Russian politician (born 1962)

Alexander Alexanderovich Savin (Александр Александрович Савин; born 28 January 1962) is a Russian politician serving as a senator from Kaluga Oblast since 24 September 2020.

==Biography==

Alexander Savin was born on 28 January 1962 in Bryansk. In 1983, he graduated from the Bryansk State Technical University. In 2008, he also received a degree from the Russian Presidential Academy of National Economy and Public Administration. From 1983 to 2004, he worked as an engineer at the Institute for High Energy Physics. From 2005 to 2010, he was the Adviser of the Department of Regional Policy of the Office of the President of the Russian Federation for Domestic Policy. From 2010 to 2012, he was promoted to the Head of the Department of Regional Policy of the Office of the President of the Russian Federation for Domestic Policy. In 2012, he was appointed the Chief Federal Inspector for the Kaluga Oblast of the Office of the Plenipotentiary Representatives of the President of the Russian Federation in the Central Federal District.

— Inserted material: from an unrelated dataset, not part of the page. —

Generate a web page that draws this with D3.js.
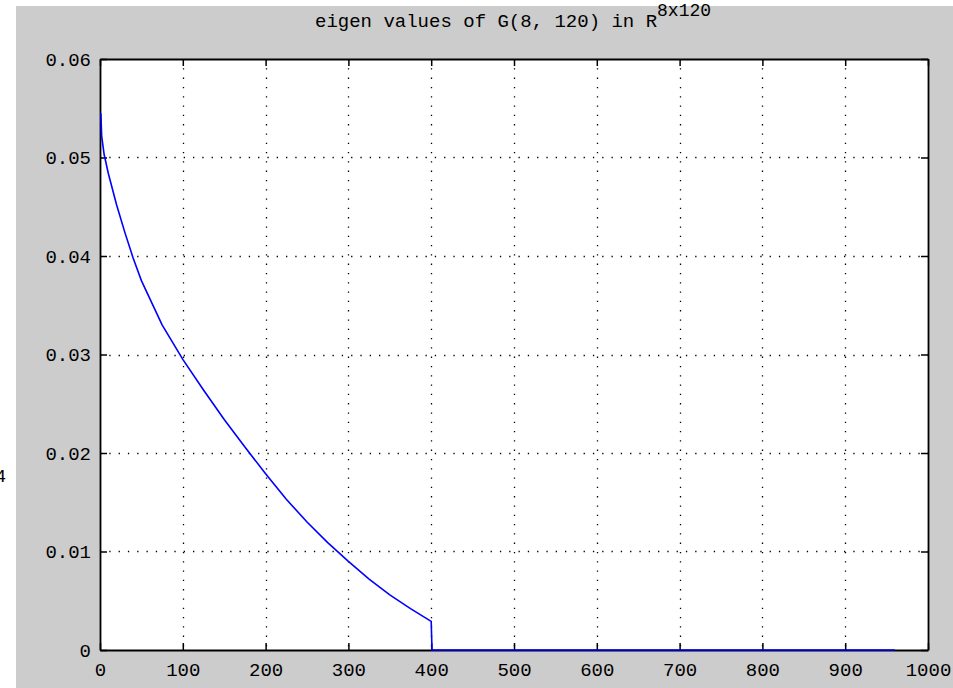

On 14 September 2020, he became the senator from the Legislative Assembly of Kaluga Oblast.

Alexander Savin is under personal sanctions introduced by the European Union, the United Kingdom, the USA, Canada, Switzerland, Australia, Ukraine, New Zealand, for ratifying the decisions of the "Treaty of Friendship, Cooperation and Mutual Assistance between the Russian Federation and the Donetsk People's Republic and between the Russian Federation and the Luhansk People's Republic" and providing political and economic support for Russia's annexation of Ukrainian territories.